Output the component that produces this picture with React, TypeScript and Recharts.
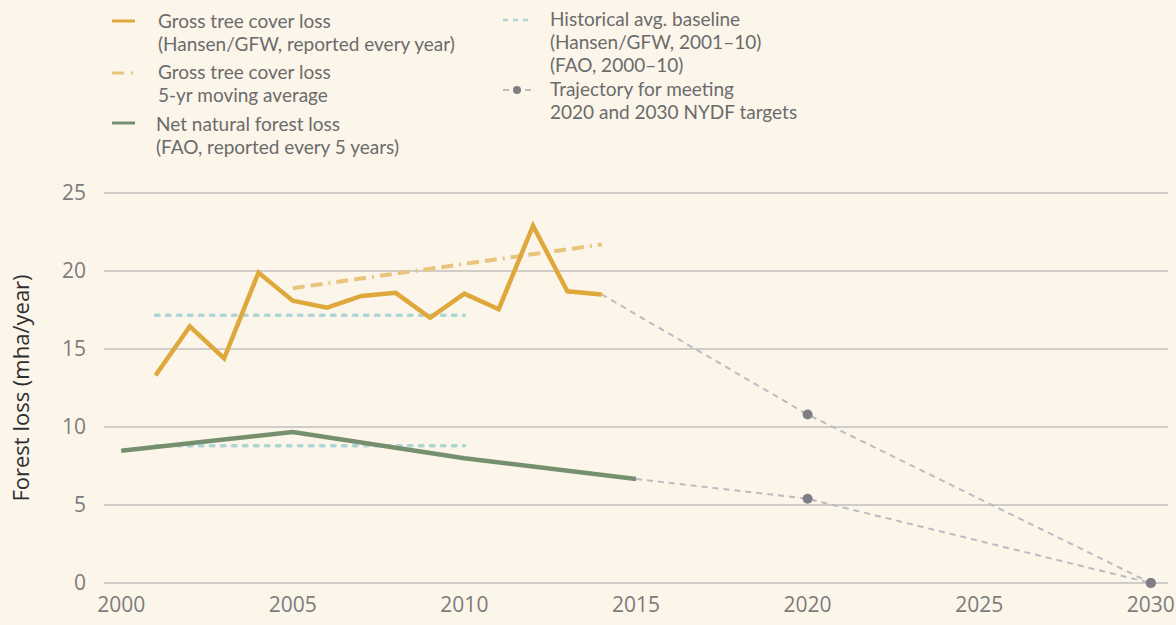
import React from 'react';
import { LineChart, Line, XAxis, YAxis, CartesianGrid } from 'recharts';

// gross tree cover loss (Hansen/GFW), mha/year
const grossYears = [2001, 2002, 2003, 2004, 2005, 2006, 2007, 2008, 2009, 2010, 2011, 2012, 2013, 2014];
const grossValues = [13.3, 16.45, 14.4, 19.9, 18.1, 17.65, 18.4, 18.6, 17.0, 18.55, 17.55, 22.9, 18.7, 18.5];

// 5-yr moving average
const avgYears = [2005, 2014];
const avgValues = [18.9, 21.7];

// net natural forest loss (FAO)
const netYears = [2000, 2005, 2010, 2015];
const netValues = [8.48, 9.68, 8.0, 6.67];

// historical baselines
const grossBaseYears = [2001, 2010];
const grossBaseValues = [17.16, 17.16];
const netBaseYears = [2001, 2010];
const netBaseValues = [8.8, 8.8];

// NYDF trajectories
const trajGrossYears = [2014, 2020, 2030];
const trajGrossValues = [18.5, 10.8, 0];
const trajNetYears = [2015, 2020, 2030];
const trajNetValues = [6.67, 5.4, 0];

const xTicks = [2000, 2005, 2010, 2015, 2020, 2025, 2030];
const yTicks = [0, 5, 10, 15, 20, 25];

const zip = (years: number[], values: number[]) => years.map((year, i) => ({ year, v: values[i] }));

const grossData = zip(grossYears, grossValues);
const avgData = zip(avgYears, avgValues);
const netData = zip(netYears, netValues);
const grossBase = zip(grossBaseYears, grossBaseValues);
const netBase = zip(netBaseYears, netBaseValues);
const trajGross = zip(trajGrossYears, trajGrossValues);
const trajNet = zip(trajNetYears, trajNetValues);

const BG = '#fcf5ea';
const GOLD = '#dea83b';
const GOLD_LIGHT = '#e9c47c';
const GREEN = '#76906f';
const TEAL = '#acd5d6';
const GREY_DASH = '#bcbcc0';
const GREY_DOT = '#7e7e85';
const TEXT = '#6b6b6b';

const trajDot = (props: any) => {
  const { cx, cy, payload, index } = props;
  if (payload.year < 2020) return <g key={`d${index}`} />;
  return <circle key={`d${index}`} cx={cx} cy={cy} r={5} fill={GREY_DOT} />;
};

const legendText: React.CSSProperties = {
  position: 'absolute',
  fontFamily: 'Lato, sans-serif',
  fontSize: 19,
  lineHeight: '23px',
  color: TEXT,
  whiteSpace: 'nowrap',
};

const Legend = () => (
  <>
    <svg width={1176} height={170} style={{ position: 'absolute', left: 0, top: 0 }}>
      <line x1={112} x2={135} y1={21} y2={21} stroke={GOLD} strokeWidth={3} />
      <line x1={112} x2={124} y1={73} y2={73} stroke={GOLD_LIGHT} strokeWidth={3} />
      <line x1={131} x2={133} y1={73} y2={73} stroke={GOLD_LIGHT} strokeWidth={3} />
      <line x1={112} x2={135} y1={123} y2={123} stroke={GREEN} strokeWidth={3} />
      <line x1={503} x2={531} y1={20} y2={20} stroke={TEAL} strokeWidth={2.5} strokeDasharray="5 5" />
      <line x1={503} x2={509} y1={90} y2={90} stroke={GREY_DASH} strokeWidth={2} />
      <circle cx={517} cy={90} r={4} fill={GREY_DOT} />
      <line x1={525} x2={531} y1={90} y2={90} stroke={GREY_DASH} strokeWidth={2} />
    </svg>
    <div style={{ ...legendText, left: 158, top: 9 }}>
      Gross tree cover loss<br />(Hansen/GFW, reported every year)
    </div>
    <div style={{ ...legendText, left: 158, top: 60 }}>
      Gross tree cover loss<br />5-yr moving average
    </div>
    <div style={{ ...legendText, left: 156, top: 112 }}>
      Net natural forest loss<br />(FAO, reported every 5 years)
    </div>
    <div style={{ ...legendText, left: 550, top: 7 }}>
      Historical avg. baseline<br />(Hansen/GFW, 2001–10)<br />(FAO, 2000–10)
    </div>
    <div style={{ ...legendText, left: 550, top: 77 }}>
      Trajectory for meeting<br />2020 and 2030 NYDF targets
    </div>
  </>
);

const YLabel = (props: any) => {
  const { viewBox } = props;
  const x = viewBox.x + 20;
  const y = viewBox.y + viewBox.height / 2;
  return (
    <text
      x={x}
      y={y}
      transform={`rotate(-90 ${x} ${y})`}
      textAnchor="middle"
      dominantBaseline="central"
      fill="#2f2f2f"
      fontSize={22}
      fontFamily='"Open Sans", sans-serif'
    >
      Forest loss (mha/year)
    </text>
  );
};

export default function App() {
  const tickStyle = { fill: '#7c7c7c', fontSize: 21, fontFamily: '"Open Sans", sans-serif' };
  return (
    <div style={{ position: 'absolute', left: 0, top: 0, width: 1176, height: 625, background: BG, overflow: 'hidden' }}>
      <Legend />
      <div style={{ position: 'absolute', left: 0, top: 0 }}>
        <LineChart width={1176} height={625} margin={{ top: 193, right: 8, left: 0, bottom: 0 }}>
          <CartesianGrid vertical={false} stroke="#a3a3a3" strokeWidth={1.1} />
          <XAxis
            type="number"
            dataKey="year"
            domain={[1999.5, 2030.5]}
            ticks={xTicks}
            allowDuplicatedCategory={false}
            axisLine={false}
            tickLine={false}
            tickMargin={8}
            height={42}
            tick={tickStyle}
            interval={0}
          />
          <YAxis
            type="number"
            domain={[0, 25]}
            ticks={yTicks}
            axisLine={false}
            tickLine={false}
            tickMargin={12}
            width={104}
            tick={tickStyle}
            label={{ content: YLabel }}
          />
          <Line data={trajGross} dataKey="v" stroke={GREY_DASH} strokeWidth={2} strokeDasharray="6 5" dot={trajDot} isAnimationActive={false} />
          <Line data={trajNet} dataKey="v" stroke={GREY_DASH} strokeWidth={2} strokeDasharray="6 5" dot={trajDot} isAnimationActive={false} />
          <Line data={grossBase} dataKey="v" stroke={TEAL} strokeWidth={3.5} strokeDasharray="3.5 7.5" strokeLinecap="round" dot={false} isAnimationActive={false} />
          <Line data={netBase} dataKey="v" stroke={TEAL} strokeWidth={3.5} strokeDasharray="3.5 7.5" strokeLinecap="round" dot={false} isAnimationActive={false} />
          <Line data={avgData} dataKey="v" stroke={GOLD_LIGHT} strokeWidth={4} strokeDasharray="12 6 12 6 2 6" dot={false} isAnimationActive={false} />
          <Line data={netData} dataKey="v" stroke={GREEN} strokeWidth={4.5} dot={false} isAnimationActive={false} />
          <Line data={grossData} dataKey="v" stroke={GOLD} strokeWidth={4.5} strokeLinejoin="miter" dot={false} isAnimationActive={false} />
        </LineChart>
      </div>
    </div>
  );
}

# Exercise aim
Restate each line from the start of the listing through the line bearing "const TEXT = '#6b6b6b';" word for word. Drop the pictures.

# Right answer
Output the component that produces this picture with React, TypeScript and Recharts.
import React from 'react';
import { LineChart, Line, XAxis, YAxis, CartesianGrid } from 'recharts';

// gross tree cover loss (Hansen/GFW), mha/year
const grossYears = [2001, 2002, 2003, 2004, 2005, 2006, 2007, 2008, 2009, 2010, 2011, 2012, 2013, 2014];
const grossValues = [13.3, 16.45, 14.4, 19.9, 18.1, 17.65, 18.4, 18.6, 17.0, 18.55, 17.55, 22.9, 18.7, 18.5];

// 5-yr moving average
const avgYears = [2005, 2014];
const avgValues = [18.9, 21.7];

// net natural forest loss (FAO)
const netYears = [2000, 2005, 2010, 2015];
const netValues = [8.48, 9.68, 8.0, 6.67];

// historical baselines
const grossBaseYears = [2001, 2010];
const grossBaseValues = [17.16, 17.16];
const netBaseYears = [2001, 2010];
const netBaseValues = [8.8, 8.8];

// NYDF trajectories
const trajGrossYears = [2014, 2020, 2030];
const trajGrossValues = [18.5, 10.8, 0];
const trajNetYears = [2015, 2020, 2030];
const trajNetValues = [6.67, 5.4, 0];

const xTicks = [2000, 2005, 2010, 2015, 2020, 2025, 2030];
const yTicks = [0, 5, 10, 15, 20, 25];

const zip = (years: number[], values: number[]) => years.map((year, i) => ({ year, v: values[i] }));

const grossData = zip(grossYears, grossValues);
const avgData = zip(avgYears, avgValues);
const netData = zip(netYears, netValues);
const grossBase = zip(grossBaseYears, grossBaseValues);
const netBase = zip(netBaseYears, netBaseValues);
const trajGross = zip(trajGrossYears, trajGrossValues);
const trajNet = zip(trajNetYears, trajNetValues);

const BG = '#fcf5ea';
const GOLD = '#dea83b';
const GOLD_LIGHT = '#e9c47c';
const GREEN = '#76906f';
const TEAL = '#acd5d6';
const GREY_DASH = '#bcbcc0';
const GREY_DOT = '#7e7e85';
const TEXT = '#6b6b6b';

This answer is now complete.